En l’espèce, la cour constate que l’appelant ne justifie pas avoir saisi la juridiction administrative.
Il s’ensuit que le débat sur la nature de son moyen au soutien du sursis à statuer est inopérant.
En l’absence de réclamation contentieuse, la cour n’a donc d’autre choix que d’admettre, par principe, la créance fiscale.
Sur les dépens et les frais irrépétibles
Les dépens seront considérés comme frais privilégiés de la procédure collective de M. [C].
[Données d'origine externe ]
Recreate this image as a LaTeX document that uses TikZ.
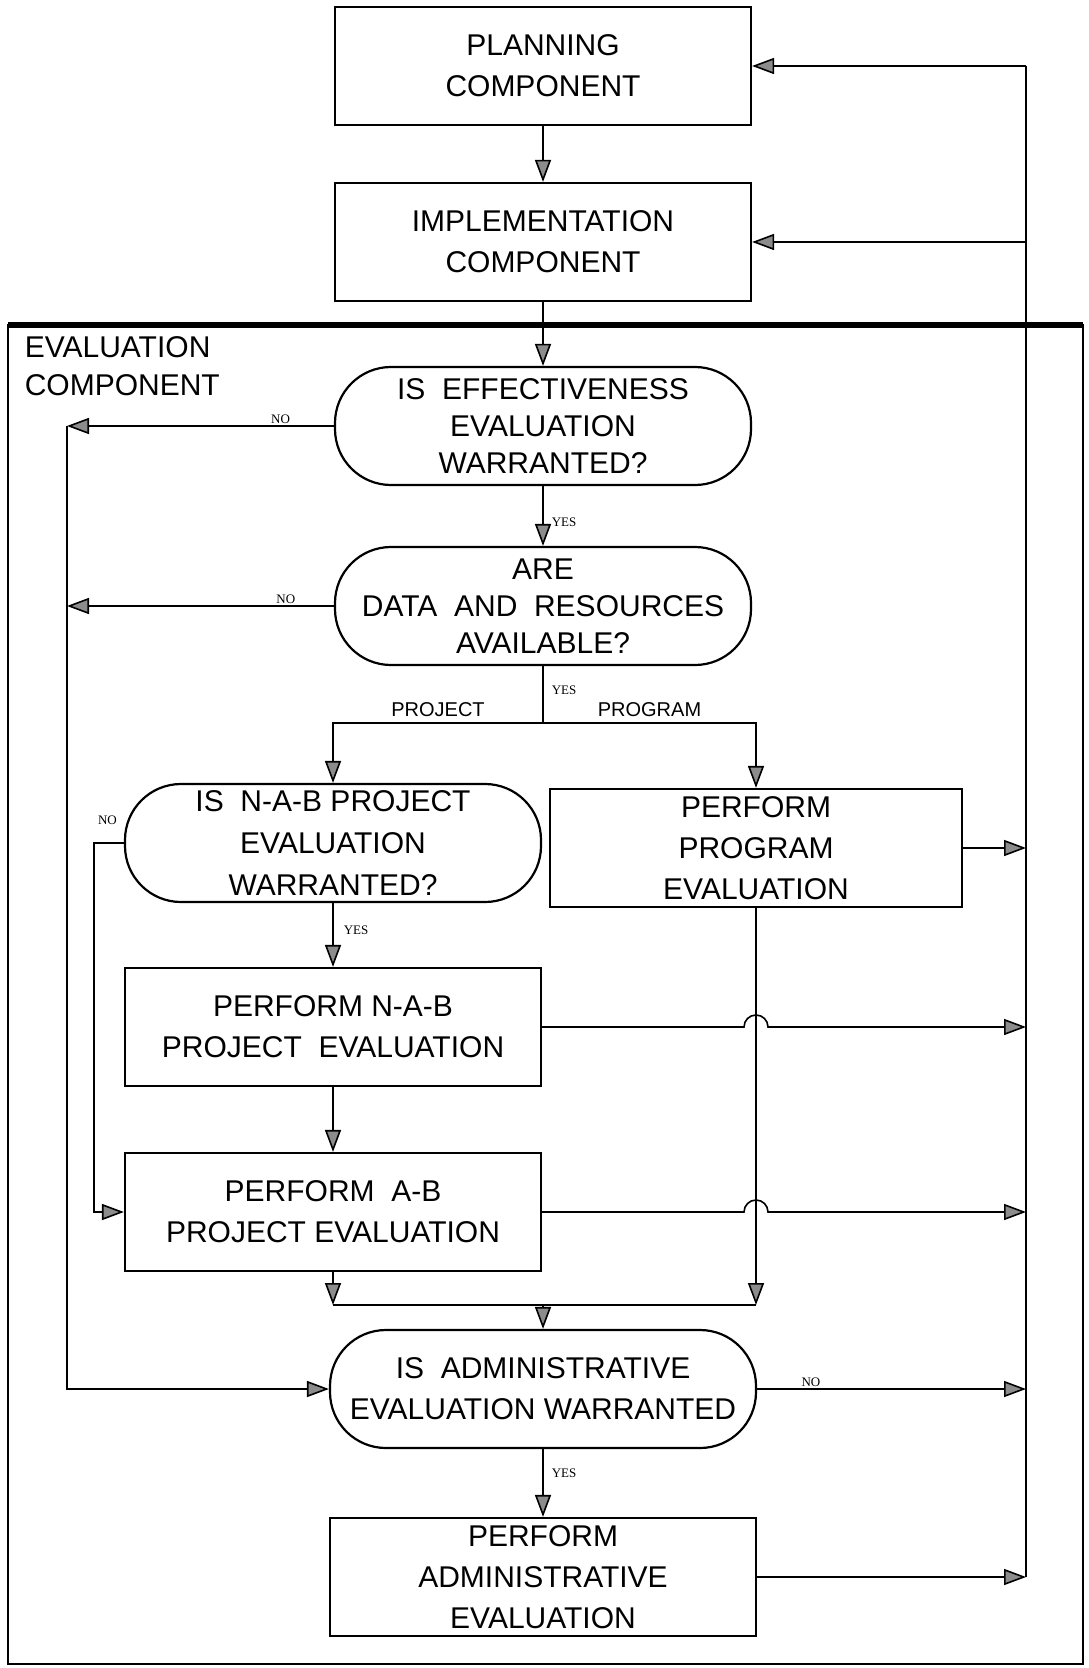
\documentclass[tikz,border=0pt]{standalone}
\usepackage{fontspec}
\setmainfont{Liberation Sans}
\newfontfamily\yesnofont{Liberation Serif}
\usetikzlibrary{positioning, arrows.meta}

\tikzset{
    box/.style={draw, line width=1.1pt, minimum width=208pt, minimum height=59pt,
        inner sep=1pt, align=center, font=\fontsize{15}{20.5}\selectfont},
    decision/.style={box, rounded corners=28pt},
    answer/.style={font=\yesnofont\fontsize{6.5}{7}\selectfont, inner sep=1pt},
    branch/.style={font=\fontsize{10}{12}\selectfont, inner sep=3pt},
}

\begin{document}
\begin{tikzpicture}[x=1pt, y=1pt, node distance=90pt, on grid, line width=0.8pt,
        >={Triangle[length=11pt, width=8pt, fill=black!45]}]
    \useasboundingbox (0,0) rectangle (544,-834);

    % frame of the evaluation part
    \draw[line width=1.2pt] (4,-162.5) rectangle (541.5,-832);
    \draw[line width=2.8pt] (4,-162.5) -- (541.5,-162.5);
    \node[anchor=north west, align=left, inner sep=0pt,
        font=\fontsize{15}{18.75}\selectfont] (evallabel) at (12,-168) {EVALUATION\\COMPONENT};

    \node[box] (plan) at (271.5,-33) {PLANNING\\COMPONENT};
    \node[box, below=88pt of plan] (impl) {IMPLEMENTATION\\COMPONENT};
    \node[decision, below=92pt of impl, font=\fontsize{15}{18.5}\selectfont] (d1)
        {IS\ \ EFFECTIVENESS\\EVALUATION\\WARRANTED?};
    \node[decision, below=of d1, font=\fontsize{15}{18.5}\selectfont] (d2)
        {ARE\\DATA\ \ AND\ \ RESOURCES\\AVAILABLE?};
    \node[decision, below left=118.5pt and 105pt of d2, font=\fontsize{15}{21}\selectfont] (d3)
        {IS\ \ N-A-B PROJECT\\EVALUATION\\WARRANTED?};
    \node[box, minimum width=206pt, below right=121pt and 106.5pt of d2] (prog)
        {PERFORM\\PROGRAM\\EVALUATION};
    \node[box, below=92pt of d3] (nab) {PERFORM N-A-B\\PROJECT\ \ EVALUATION};
    \node[box, below=92.5pt of nab] (ab) {PERFORM\ \ A-B\\PROJECT EVALUATION};
    \node[decision, minimum width=213pt, below=391.5pt of d2] (d4)
        {IS\ \ ADMINISTRATIVE\\EVALUATION WARRANTED};
    \node[box, minimum width=213pt, below=94pt of d4] (admin)
        {PERFORM\\ADMINISTRATIVE\\EVALUATION};

    \coordinate (back) at (513,-33);    % return line on the right
    \coordinate (skip) at (33.5,-213);  % by-pass on the left
    \coordinate (nabskip) at (47,-423);
    \coordinate[below=58.5pt of d2] (split);
    \coordinate[above=42pt of d4] (merge);

    \path[->]
        (plan) edge (impl)
        (impl) edge (d1)
        (d1) edge node[answer, right=3pt, pos=0.6] {YES} (d2)
        (d3) edge node[answer, right=4pt, pos=0.42] {YES} (nab)
        (nab) edge (ab)
        (merge) edge (d4)
        (d4) edge node[answer, right=3pt, pos=0.36] {YES} (admin);

    \draw (d2) -- node[answer, right=3pt, pos=0.42] {YES} (split);
    \draw[->] (split) -| node[branch, above, pos=0.25] {PROJECT} (d3);
    \draw[->] (split) -| node[branch, above, pos=0.25] {PROGRAM} (prog);

    % no-branches to the left
    \draw[->] (d1) -- node[answer, above, pos=0.2] {NO} (d1 -| skip);
    \draw[->] (d2) -- node[answer, above, pos=0.18] {NO} (d2 -| skip);
    \draw[->] (d1 -| skip) |- (d4);
    \draw[->] (d3) -- node[answer, above=8pt, pos=0.55] {NO} (d3 -| nabskip) |- (ab);

    % joining above the last decision
    \draw[->] (prog) -- (prog |- merge);
    \draw[->] (ab) -- (ab |- merge);
    \draw (ab |- merge) -- (prog |- merge);

    % back to planning and implementation
    \draw[->] (prog) -- (prog -| back);
    \draw[->] (nab) -- ([xshift=-6pt]nab -| prog) arc[start angle=180, end angle=0, radius=6pt] -- (nab -| back);
    \draw[->] (ab) -- ([xshift=-6pt]ab -| prog) arc[start angle=180, end angle=0, radius=6pt] -- (ab -| back);
    \draw[->] (d4) -- node[answer, above, pos=0.2] {NO} (d4 -| back);
    \draw[->] (admin) -- (admin -| back);
    \draw (admin -| back) -- (back);
    \draw[->] (back) -- (plan);
    \draw[->] (impl -| back) -- (impl);
\end{tikzpicture}
\end{document}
L’équité commande d’écarter l’application des dispositions de l’article 700 du code de procédure civile à la présente procédure.
PAR CES MOTIFS
La cour, statuant publiquement, par arrêt réputé contradictoire rendu en dernier ressort, en matière commerciale, par mise à disposition au greffe conformément à l’article 451 alinéa 2 du code de procédure civile;
ECARTE la fin de non-recevoir tirée des articles R. 624-7 et R. 661-3 du code de commerce soulevée par le Pôle de Recouvrement Spécialisé Réunion ;
DECLARE M. [F] [C] recevable en son appel ;
CONFIRME en toutes ses dispositions l’ordonnance rendue le 5 mai 2022 (2021JC01416) par le juge-commissaire près le tribunal mixte de commerce de Saint Denis de la Réunion ;
Y ajoutant
DIT n’y avoir lieu à application des dispositions de l’article 700 du code de procédure civile ;
DIT que les dépens seront considérés comme frais privilégiés de la procédure collective de M. [F] [C] ;
Le présent arrêt a été signé par Monsieur Patrick CHEVRIER, Président de chambre, et par Madame Nathalie BEBEAU, Greffière, à laquelle la minute de la décision a été remise par le magistrat signataire.